Gibbs refused to look at it, staring intently at the wood instead. He wasn’t crazy, he was simply thinking out loud.

“If I knew, I wouldn’t be here.”

Gibbs saw it’s shoulders slump slightly. “Where, then?”

“Bethesda Hospital,” Gibbs said. “Parking lot.”

“Oh.”

Gibbs looked at it. There was a tug at his heart, just like what he always felt when Tony – the real, live Tony – was in the room; a need to take care of and protect, to love, albeit from afar.

“What can I do to prove to you that I’m not a fantasy?” it asked.

Gibbs snorted. “Nothing. Anything I know, you know.”

“Fine,” it said, “then I have to give you something that doesn’t have to do with you.”

It looked thoughtful, and Gibbs shook his head. The hallucination was going to prove to him that it wasn’t a trick of his mind. Gibbs had to hand it to himself – his mind was certainly more inventive than he’d first thought. He probably ought to seek psychological help – or sign himself into a psychiatric care facility – but still, he had to be impressed.

“Ziva left someone behind in Israel,” the hallucination said. “A man. She has a picture of him in her desk.”

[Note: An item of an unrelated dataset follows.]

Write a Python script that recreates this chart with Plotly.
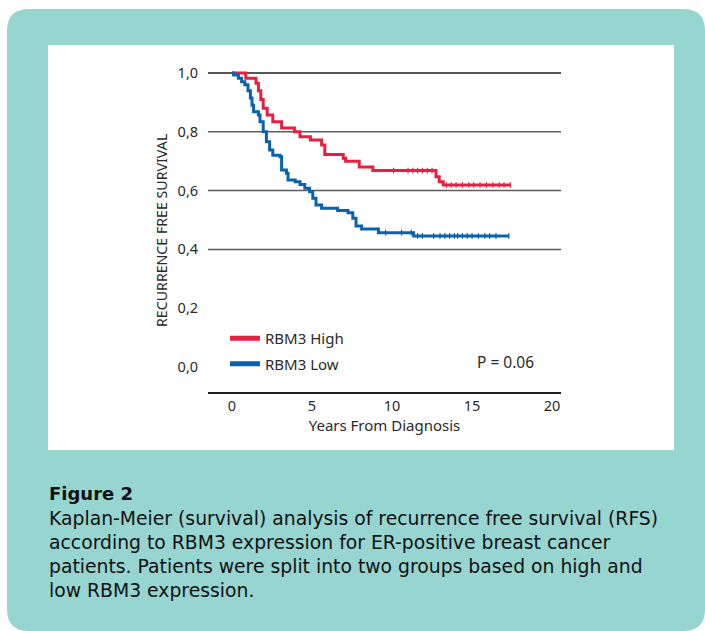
import numpy as np
import plotly.graph_objects as go

W, H = 705, 631

# Kaplan-Meier step points (years, survival) and censoring times
high_t = [0, 0.86, 1.5, 1.65, 1.8, 1.95, 2.2, 2.55, 3.1, 3.9, 4.25, 4.9, 5.6, 5.8,
          6.95, 7.1, 7.95, 8.8, 12.75, 12.95, 13.2, 17.4]
high_s = [1.0, 0.982, 0.965, 0.94, 0.91, 0.88, 0.857, 0.834, 0.813, 0.80, 0.783, 0.772,
          0.755, 0.723, 0.71, 0.70, 0.68, 0.668, 0.647, 0.63, 0.619, 0.619]
high_cens = [10.1, 11.0, 11.3, 11.6, 11.9, 12.2, 12.5, 13.4, 13.7, 14.0, 14.4, 14.8,
             15.1, 15.5, 15.9, 16.3, 16.7, 17.0, 17.4]

low_t = [0, 0.1, 0.4, 0.6, 0.8, 1.0, 1.15, 1.25, 1.35, 1.65, 1.75, 1.95, 2.15, 2.35,
         2.55, 3.0, 3.1, 3.4, 3.5, 3.95, 4.25, 4.55, 4.85, 5.05, 5.25, 5.6, 6.6, 7.25,
         7.55, 7.75, 8.1, 9.15, 11.35, 17.3]
low_s = [1.0, 0.993, 0.982, 0.97, 0.96, 0.94, 0.915, 0.89, 0.868, 0.857, 0.834, 0.80,
         0.766, 0.738, 0.72, 0.715, 0.67, 0.659, 0.636, 0.63, 0.621, 0.608, 0.596, 0.574,
         0.551, 0.54, 0.532, 0.525, 0.506, 0.48, 0.469, 0.457, 0.446, 0.446]
low_cens = [9.6, 10.6, 11.2, 11.6, 11.9, 12.6, 13.0, 13.3, 13.6, 13.9, 14.1, 14.4, 14.7,
            15.0, 15.4, 15.8, 16.1, 16.5, 17.3]

y_ticks = [0.0, 0.2, 0.4, 0.6, 0.8, 1.0]
y_labels = ["0,0", "0,2", "0,4", "0,6", "0,8", "1,0"]
grid_vals = [0.4, 0.6, 0.8, 1.0]
x_ticks = [0, 5, 10, 15, 20]

RED = "#E8203F"
BLUE = "#0A62AC"
TEAL = "#97D5D1"
INK = "#2a2a2a"
CHART_FONT = "Noto Sans, Open Sans, sans-serif"
CAP_FONT = "DejaVu Sans, Verdana, sans-serif"


def step_value(times, surv, at):
    idx = np.searchsorted(np.asarray(times), np.asarray(at), side="right") - 1
    return np.asarray(surv)[idx]


def px(x):
    return x / W


def py(y):
    return 1 - y / H


fig = go.Figure()

for name, t, s, cens, col, grp in [("RBM3 High", high_t, high_s, high_cens, RED, "h"),
                                   ("RBM3 Low", low_t, low_s, low_cens, BLUE, "l")]:
    fig.add_trace(go.Scatter(x=t, y=s, mode="lines", line=dict(color=col, width=3, shape="hv"),
                             name=name, legendgroup=grp, showlegend=False, hoverinfo="skip"))
    fig.add_trace(go.Scatter(x=cens, y=step_value(t, s, cens), mode="markers",
                             marker=dict(symbol="line-ns", size=4,
                                         line=dict(color=col, width=1.2)),
                             legendgroup=grp, showlegend=False, hoverinfo="skip"))
    # legend key drawn with a heavier stroke
    fig.add_trace(go.Scatter(x=[None], y=[None], mode="lines", line=dict(color=col, width=5),
                             name=name, legendgroup=grp, showlegend=True, hoverinfo="skip"))

# framed background and white chart panel
r = 22
x0, y0, x1, y1 = 7, 9, 705, 631
path = (f"M {px(x0 + r)} {py(y0)} L {px(x1 - r)} {py(y0)} "
        f"Q {px(x1)} {py(y0)} {px(x1)} {py(y0 + r)} L {px(x1)} {py(y1 - r)} "
        f"Q {px(x1)} {py(y1)} {px(x1 - r)} {py(y1)} L {px(x0 + r)} {py(y1)} "
        f"Q {px(x0)} {py(y1)} {px(x0)} {py(y1 - r)} L {px(x0)} {py(y0 + r)} "
        f"Q {px(x0)} {py(y0)} {px(x0 + r)} {py(y0)} Z")
shapes = [
    dict(type="path", path=path, xref="paper", yref="paper", fillcolor=TEAL,
         line=dict(width=0), layer="below"),
    dict(type="rect", xref="paper", yref="paper", x0=px(48), x1=px(674), y0=py(450), y1=py(45),
         fillcolor="white", line=dict(width=0), layer="below"),
]
for g in grid_vals:
    shapes.append(dict(type="line", xref="x domain", yref="y", x0=0, x1=1, y0=g, y1=g,
                       line=dict(color="#1e1e1e" if g == 1.0 else "#5e5e5e", width=1.5),
                       layer="below"))

annotations = [
    dict(text="RECURRENCE FREE SURVIVAL", x=px(161), y=py(230), xref="paper", yref="paper",
         xanchor="center", yanchor="middle", textangle=-90, showarrow=False,
         font=dict(family=CHART_FONT, size=14.2, color=INK)),
    dict(text="P = 0.06", x=px(475), y=py(362), xref="paper", yref="paper", xanchor="left",
         yanchor="middle", showarrow=False, font=dict(family=CHART_FONT, size=15.5, color=INK)),
    dict(text="<b>Figure 2</b>", x=px(47), y=py(494), xref="paper", yref="paper",
         xanchor="left", yanchor="middle", showarrow=False,
         font=dict(family=CAP_FONT, size=18, color="#111")),
]
caption = [
    "Kaplan-Meier (survival) analysis of recurrence free survival (RFS)",
    "according to RBM3 expression for ER-positive breast cancer",
    "patients. Patients were split into two groups based on high and",
    "low RBM3 expression.",
]
for i, line in enumerate(caption):
    annotations.append(dict(text=line, x=px(47), y=py(518 + 24 * i), xref="paper", yref="paper",
                            xanchor="left", yanchor="middle", showarrow=False,
                            font=dict(family=CAP_FONT, size=18.8, color="#111")))

fig.update_layout(
    width=W, height=H, margin=dict(l=0, r=0, t=0, b=0, autoexpand=False),
    paper_bgcolor="white", plot_bgcolor="rgba(0,0,0,0)",
    showlegend=True,
    legend=dict(x=px(225), y=py(322), xanchor="left", yanchor="top", bgcolor="rgba(0,0,0,0)",
                font=dict(family=CHART_FONT, size=15, color=INK),
                traceorder="grouped", tracegroupgap=3, itemwidth=30),
    xaxis=dict(domain=[px(208), px(561)], range=[-1.5, 20.56], tickvals=x_ticks,
               showgrid=False, zeroline=False, showline=True, linecolor="#1e1e1e", linewidth=1.5,
               ticks="outside", ticklen=0, tickcolor="rgba(0,0,0,0)", automargin=False,
               tickfont=dict(family=CHART_FONT, size=14.5, color=INK),
               title=dict(text="Years From Diagnosis", standoff=4,
                          font=dict(family=CHART_FONT, size=15, color=INK))),
    yaxis=dict(domain=[py(392), py(70)], range=[-0.085, 1.0102], tickvals=y_ticks,
               ticktext=y_labels, showgrid=False, zeroline=False, showline=False,
               ticks="outside", ticklen=6, tickcolor="rgba(0,0,0,0)", automargin=False,
               tickfont=dict(family=CHART_FONT, size=14.5, color=INK)),
    shapes=shapes, annotations=annotations,
)

fig.write_html("out.html")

Gibbs rolled his eyes. “She left her father and some unresolved issues with him behind, and she put the photo of the man in her desk so that Tony would find it, since she knew he would be going through her desk.”

The hallucination stared at him. “She didn’t! She didn’t know I would—Okay, fine, maybe she did. Um, something else—”

Gibbs looked at it, and wished that it was real, that Tony was sitting with him on the stairs while he worked on the boat. He wished Tony was safe and sound. It felt as though someone reached inside of him and twisted his heart around hard, because he knew Tony wasn’t safe, and probably not sound either.

“Abby has dolls that represent each of us,” the hallucination said. “She uses some good kind of voodoo on them to keep us safe.”

“How is that supposed to convince me?” Gibbs asked, not stopping his woodwork.

“Call her,” it said. “Call her and ask.”

For a second, Gibbs considered it. He could call and tell her that the voodoo protection was obviously doing a crappy job, because Tony was still gone.

But when he looked up again, to take in the sight of the hallucination, because no matter what it was, it was still a comfort amidst all the pain, it was gone.

He swallowed hard. It didn’t matter if the hallucination was there or not – he wouldn’t stop thinking about Tony either way.

He worked until three in the morning, the hallucination not coming back despite him downing several more glasses of alcohol. He didn’t make it up to his bed to sleep, but slept on the hard surface beneath the boat in restless sleep filled with images of Tony being tortured.